Мягкие черты, округлость сморщенного лица, чуть оттопыренные уши выдавали в нем яванца. Из-под широкой, конусообразной соломенной шляпы выглядывали как бы смотрящие сквозь тебя черные, непроницаемые глаза,широкая улыбка обнажала беззубый, красный от постоянного употребления бетелевой жвачки рот, в тоненьких, почти детских пальчиках дымилась пахнущая гвоздикой дешевенькая сигарета.
Моя попытка выяснить, где находится знаменательный памятник, сразу же увенчалась успехом. Старик вполне определенно махнул рукой влево от дороги. По его уверенному жесту можно было предположить, что яванец не случайно сидит, прислонившись к неохватному баньяновому стволу. Он ждет таких вот именно редких путешественников, желающих попасть к памятному месту, чтобы попытаться продать им свои бананы. Не купить эти дивные плоды было трудно. Под их светло-желтой атласной тонкой кожурой угадывалась сладкая и тающая на языке мякоть.

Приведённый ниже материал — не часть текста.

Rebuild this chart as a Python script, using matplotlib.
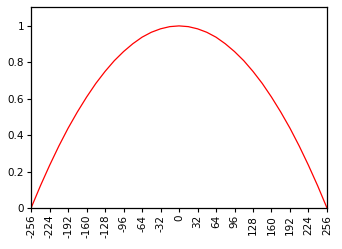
import matplotlib
matplotlib.use("Agg")
import matplotlib.pyplot as plt

# values, every 16 samples
x = [-256, -240, -224, -208, -192, -176, -160, -144, -128, -112, -96, -80, -64, -48, -32, -16,
     0, 16, 32, 48, 64, 80, 96, 112, 128, 144, 160, 176, 192, 208, 224, 240, 256]
y = [0.0, 0.121, 0.234, 0.34, 0.438, 0.527, 0.609, 0.684, 0.75, 0.809, 0.859, 0.902, 0.938, 0.965, 0.984, 0.996,
     1.0, 0.996, 0.984, 0.965, 0.938, 0.902, 0.859, 0.809, 0.75, 0.684, 0.609, 0.527, 0.438, 0.34, 0.234, 0.121, 0.0]
xticks = list(range(-256, 257, 32))
yticks = [0, 0.2, 0.4, 0.6, 0.8, 1]
yticklabels = ["0", "0.2", "0.4", "0.6", "0.8", "1"]

fig = plt.figure(figsize=(3.42, 2.49), dpi=100)
ax = fig.add_axes([0.091, 0.165, 0.865, 0.807])
ax.plot(x, y, color="red", lw=0.9)
ax.set_xlim(-256, 256)
ax.set_ylim(0, 1.104)
ax.set_xticks(xticks)
ax.set_xticklabels([str(v) for v in xticks], rotation=90, fontsize=7.5)
ax.set_yticks(yticks)
ax.set_yticklabels(yticklabels, fontsize=7.5)
ax.tick_params(direction="out", length=3, width=0.8, pad=2)
for s in ax.spines.values():
    s.set_linewidth(0.9)
fig.savefig("out.png", dpi=100)
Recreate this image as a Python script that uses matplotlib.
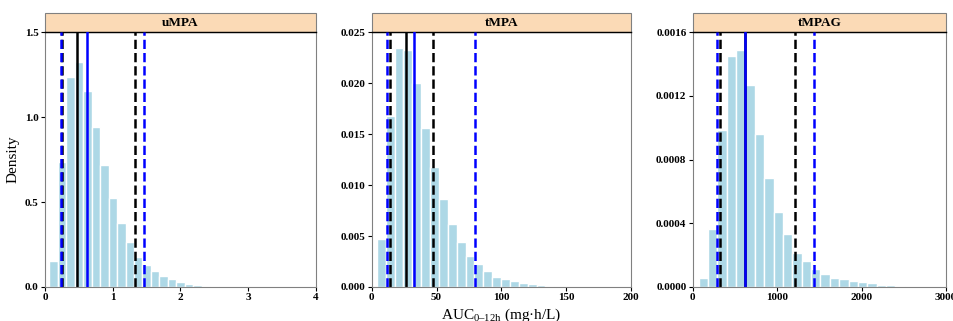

Хорошо протоптанная тропа повела меня к еще не видимой, но уже слышимой реке. Кончился сухой колючий кустарник, и она открылась мутно-желтой широкой полосой, быстро и ровно движущейся меж галечных берегов. Метрах в пятистах от воды, на утрамбованной площадке, и стояла воздвигнутая в память об одном из самых блистательных научных открытий тумба, невзрачный вид которой весьма не соответствовал его значению. Останки еще не человека, но уже и не обезьяны были найдены в обнаженном дне реки. За прошедшие годы она изменила русло, и сейчас определить точное место раскопок никто не берется.